Никишкин, весь в азарте происшедшего, шуршал над лашковским ухом:
— Всех, всех под корень. Выведем. Мы дрались, кровь проливали, а им — не по носу. Не нравится — получай, голубок, девять грамм».
Василий подумал: «Гад». И не ответил».
Вскоре участковый Калинин дал понять и Лашкову, что к нему присматриваются. А как же к нему не присматриваться, к дворнику, коль он начал думать! Даже не думать еще — задумываться.
Попытался осторожничать Василий Лашков, предупредил Грушу, любовь свою, чтоб отошла от него на время, побереглась, да зря, видно.
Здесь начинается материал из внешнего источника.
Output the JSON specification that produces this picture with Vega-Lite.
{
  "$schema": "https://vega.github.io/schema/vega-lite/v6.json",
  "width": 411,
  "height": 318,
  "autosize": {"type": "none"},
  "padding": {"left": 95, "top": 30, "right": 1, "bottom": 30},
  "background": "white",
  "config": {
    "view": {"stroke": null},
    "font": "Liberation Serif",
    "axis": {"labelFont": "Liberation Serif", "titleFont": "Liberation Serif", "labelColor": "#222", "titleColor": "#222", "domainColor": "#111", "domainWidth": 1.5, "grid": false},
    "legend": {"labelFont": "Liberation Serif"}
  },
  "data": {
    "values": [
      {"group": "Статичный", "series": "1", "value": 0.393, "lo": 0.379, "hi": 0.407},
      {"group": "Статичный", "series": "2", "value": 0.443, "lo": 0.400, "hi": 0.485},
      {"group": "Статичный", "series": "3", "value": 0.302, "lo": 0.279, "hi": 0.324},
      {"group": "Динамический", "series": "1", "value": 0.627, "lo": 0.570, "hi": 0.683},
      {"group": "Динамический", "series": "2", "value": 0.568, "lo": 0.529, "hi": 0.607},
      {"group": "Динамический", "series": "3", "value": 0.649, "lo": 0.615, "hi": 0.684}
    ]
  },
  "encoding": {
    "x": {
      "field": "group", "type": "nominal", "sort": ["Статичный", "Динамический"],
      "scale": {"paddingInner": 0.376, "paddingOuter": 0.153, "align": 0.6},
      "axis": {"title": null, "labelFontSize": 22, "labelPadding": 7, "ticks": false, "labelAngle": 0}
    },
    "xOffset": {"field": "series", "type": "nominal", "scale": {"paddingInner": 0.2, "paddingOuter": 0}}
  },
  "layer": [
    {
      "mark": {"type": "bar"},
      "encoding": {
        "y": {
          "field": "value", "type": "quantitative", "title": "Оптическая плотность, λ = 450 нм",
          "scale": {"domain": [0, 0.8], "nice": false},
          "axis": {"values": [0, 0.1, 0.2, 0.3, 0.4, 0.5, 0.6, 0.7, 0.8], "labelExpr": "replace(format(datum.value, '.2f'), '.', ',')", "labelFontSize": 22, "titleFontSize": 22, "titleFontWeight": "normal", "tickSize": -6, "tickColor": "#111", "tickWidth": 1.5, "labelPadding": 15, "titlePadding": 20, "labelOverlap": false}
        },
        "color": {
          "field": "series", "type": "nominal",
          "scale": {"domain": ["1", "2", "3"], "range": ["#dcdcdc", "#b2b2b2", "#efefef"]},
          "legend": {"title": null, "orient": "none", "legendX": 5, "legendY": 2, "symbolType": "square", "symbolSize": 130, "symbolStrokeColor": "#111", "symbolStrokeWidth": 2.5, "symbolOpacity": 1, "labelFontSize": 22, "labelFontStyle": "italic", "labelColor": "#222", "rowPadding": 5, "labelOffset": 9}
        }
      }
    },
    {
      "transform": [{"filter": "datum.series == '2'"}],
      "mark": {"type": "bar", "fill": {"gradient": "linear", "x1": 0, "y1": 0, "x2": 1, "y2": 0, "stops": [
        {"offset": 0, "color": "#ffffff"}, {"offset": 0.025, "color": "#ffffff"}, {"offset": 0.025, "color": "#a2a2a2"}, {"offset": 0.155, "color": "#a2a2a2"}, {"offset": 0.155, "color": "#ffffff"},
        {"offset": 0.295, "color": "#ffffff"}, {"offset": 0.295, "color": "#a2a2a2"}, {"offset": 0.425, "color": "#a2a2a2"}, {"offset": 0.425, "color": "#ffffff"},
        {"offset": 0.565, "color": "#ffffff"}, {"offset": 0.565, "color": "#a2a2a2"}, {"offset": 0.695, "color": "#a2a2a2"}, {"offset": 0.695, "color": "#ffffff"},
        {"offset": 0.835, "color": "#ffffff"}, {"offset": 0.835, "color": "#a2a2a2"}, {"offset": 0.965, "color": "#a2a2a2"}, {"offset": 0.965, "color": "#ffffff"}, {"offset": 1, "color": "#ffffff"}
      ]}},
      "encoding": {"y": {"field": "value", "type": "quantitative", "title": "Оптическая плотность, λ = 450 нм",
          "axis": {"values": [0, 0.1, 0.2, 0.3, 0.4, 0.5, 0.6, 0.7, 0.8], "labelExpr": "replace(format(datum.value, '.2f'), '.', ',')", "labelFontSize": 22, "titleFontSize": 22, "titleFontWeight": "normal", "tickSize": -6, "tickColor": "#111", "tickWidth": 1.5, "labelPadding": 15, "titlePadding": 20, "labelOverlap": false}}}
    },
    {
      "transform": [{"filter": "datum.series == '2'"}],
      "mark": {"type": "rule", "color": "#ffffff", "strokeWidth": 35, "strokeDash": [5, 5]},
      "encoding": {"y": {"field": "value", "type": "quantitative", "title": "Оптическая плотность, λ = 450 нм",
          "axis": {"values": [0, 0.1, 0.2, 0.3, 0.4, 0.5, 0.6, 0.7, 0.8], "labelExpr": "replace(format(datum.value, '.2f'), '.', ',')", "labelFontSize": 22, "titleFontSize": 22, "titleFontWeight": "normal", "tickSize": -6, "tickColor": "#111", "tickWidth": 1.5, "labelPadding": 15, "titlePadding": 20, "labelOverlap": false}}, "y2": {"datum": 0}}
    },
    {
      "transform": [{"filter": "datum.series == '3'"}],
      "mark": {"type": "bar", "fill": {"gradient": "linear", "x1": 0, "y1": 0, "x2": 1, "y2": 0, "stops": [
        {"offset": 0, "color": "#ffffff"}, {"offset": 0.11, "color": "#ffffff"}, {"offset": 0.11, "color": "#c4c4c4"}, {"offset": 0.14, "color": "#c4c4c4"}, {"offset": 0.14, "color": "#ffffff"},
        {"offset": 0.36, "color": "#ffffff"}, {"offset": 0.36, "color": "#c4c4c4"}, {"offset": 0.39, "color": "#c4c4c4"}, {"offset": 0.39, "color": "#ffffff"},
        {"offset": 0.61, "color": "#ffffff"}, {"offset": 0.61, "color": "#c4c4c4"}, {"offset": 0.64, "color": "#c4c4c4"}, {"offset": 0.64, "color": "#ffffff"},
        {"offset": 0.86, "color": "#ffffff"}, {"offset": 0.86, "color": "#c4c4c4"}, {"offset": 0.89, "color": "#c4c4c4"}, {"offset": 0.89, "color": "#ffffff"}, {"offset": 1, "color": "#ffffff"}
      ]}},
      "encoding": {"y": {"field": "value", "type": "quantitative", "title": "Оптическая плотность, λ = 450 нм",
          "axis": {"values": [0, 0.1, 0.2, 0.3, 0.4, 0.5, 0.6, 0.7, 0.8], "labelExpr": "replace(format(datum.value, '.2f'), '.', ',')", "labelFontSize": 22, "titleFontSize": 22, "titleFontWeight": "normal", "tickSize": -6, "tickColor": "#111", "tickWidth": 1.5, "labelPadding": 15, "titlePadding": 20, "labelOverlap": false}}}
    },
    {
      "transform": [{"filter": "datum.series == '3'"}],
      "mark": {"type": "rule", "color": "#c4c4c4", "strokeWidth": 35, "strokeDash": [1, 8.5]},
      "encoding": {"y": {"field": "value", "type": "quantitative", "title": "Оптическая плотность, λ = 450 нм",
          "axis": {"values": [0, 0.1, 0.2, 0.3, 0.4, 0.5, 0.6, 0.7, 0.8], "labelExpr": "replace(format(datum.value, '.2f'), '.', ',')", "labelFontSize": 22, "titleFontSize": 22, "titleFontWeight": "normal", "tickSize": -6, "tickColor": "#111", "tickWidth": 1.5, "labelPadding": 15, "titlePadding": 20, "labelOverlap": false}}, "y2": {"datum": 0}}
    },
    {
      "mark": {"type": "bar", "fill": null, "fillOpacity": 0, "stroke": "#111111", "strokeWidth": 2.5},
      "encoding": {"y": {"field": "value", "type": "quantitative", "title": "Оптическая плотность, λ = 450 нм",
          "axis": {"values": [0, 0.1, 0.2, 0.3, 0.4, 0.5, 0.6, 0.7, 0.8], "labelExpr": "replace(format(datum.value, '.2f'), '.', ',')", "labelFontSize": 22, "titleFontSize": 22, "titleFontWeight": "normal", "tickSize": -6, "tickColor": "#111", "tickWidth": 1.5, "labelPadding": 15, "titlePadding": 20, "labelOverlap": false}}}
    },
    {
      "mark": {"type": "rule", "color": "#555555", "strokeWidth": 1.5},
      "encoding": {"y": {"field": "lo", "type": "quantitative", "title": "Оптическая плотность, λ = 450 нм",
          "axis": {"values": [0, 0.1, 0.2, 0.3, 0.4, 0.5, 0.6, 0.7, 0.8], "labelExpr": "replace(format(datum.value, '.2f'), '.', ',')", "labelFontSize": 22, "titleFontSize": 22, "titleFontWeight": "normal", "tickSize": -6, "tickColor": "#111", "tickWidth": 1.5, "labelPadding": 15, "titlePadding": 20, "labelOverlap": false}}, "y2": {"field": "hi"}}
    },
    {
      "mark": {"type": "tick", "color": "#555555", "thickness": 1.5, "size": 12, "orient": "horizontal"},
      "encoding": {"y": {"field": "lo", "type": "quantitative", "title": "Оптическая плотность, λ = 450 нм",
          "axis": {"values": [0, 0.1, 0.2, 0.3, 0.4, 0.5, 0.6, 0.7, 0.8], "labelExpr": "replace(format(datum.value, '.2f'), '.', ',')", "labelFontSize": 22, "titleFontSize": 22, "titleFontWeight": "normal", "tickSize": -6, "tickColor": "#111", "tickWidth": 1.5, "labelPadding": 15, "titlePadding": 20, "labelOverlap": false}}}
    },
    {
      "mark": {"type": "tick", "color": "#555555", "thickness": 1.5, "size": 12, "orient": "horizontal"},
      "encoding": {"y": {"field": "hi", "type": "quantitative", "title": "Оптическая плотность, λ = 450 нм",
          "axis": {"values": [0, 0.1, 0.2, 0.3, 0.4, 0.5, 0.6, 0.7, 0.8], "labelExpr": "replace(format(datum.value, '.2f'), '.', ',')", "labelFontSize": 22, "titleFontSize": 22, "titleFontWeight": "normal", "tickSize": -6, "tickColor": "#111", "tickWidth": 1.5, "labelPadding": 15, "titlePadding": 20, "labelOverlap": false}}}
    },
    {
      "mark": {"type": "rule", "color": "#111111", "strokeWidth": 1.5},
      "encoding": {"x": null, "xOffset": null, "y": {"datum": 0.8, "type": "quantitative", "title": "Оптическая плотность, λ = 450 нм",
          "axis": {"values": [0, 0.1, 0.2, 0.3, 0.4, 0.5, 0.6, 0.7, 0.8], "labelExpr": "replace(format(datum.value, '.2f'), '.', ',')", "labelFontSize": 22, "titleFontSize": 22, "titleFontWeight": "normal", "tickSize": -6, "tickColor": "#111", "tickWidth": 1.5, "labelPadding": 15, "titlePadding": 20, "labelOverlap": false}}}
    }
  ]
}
Бросила его Груша: «Живи сусликом, а я свою долю найду… Эх ты, красный герой!».
Как видим, от различных тем, во всех жанрах приближаются советские писатели к сверхзапретной в России пушкинской боли: «Народ безмолвствует».
…Приходит время, высылают водопроводчика Штабеля из Москвы, поскольку он — немец.
Дворник Лашков пытается вступиться за него:
— Австриец он, Александр Петрович (убеждает он участкового Калинина. — Г. С.), — австриец, и в паспорте он на австрийца записан.
— Это, Лашков, одно и то же. Гитлер тоже — австриец… А в общем-то б…во, конечно… — Лицо Калинина трудно было разглядеть в темноте, но по тому, как уполномоченный прерывисто и гулко дышал, чувствовалось его жгучее ожесточение.
Мелькнули дни, и вынужден Калинин снова преследовать человека. На этот раз брата «херувима» Симы — дезертира Семена Цыганкова. Настиг его было Калинин, да тот сорвался с крыши и — насмерть.
Не в силах больше убивать честный Калинин. Зашел к дворнику и — пустил себе пулю в висок.
…Рушится в государственных жерновах хрупкое человеческое счастье. Философствует дворянский сын Храмов, обездоленный артист:
— …Смердяковщина захлестнула Россию. Дорогу его величеству господину Смердякову… Все можно, все дозволено!.. Фомы Фомичи вышли делать политику… И они еще спалят мир.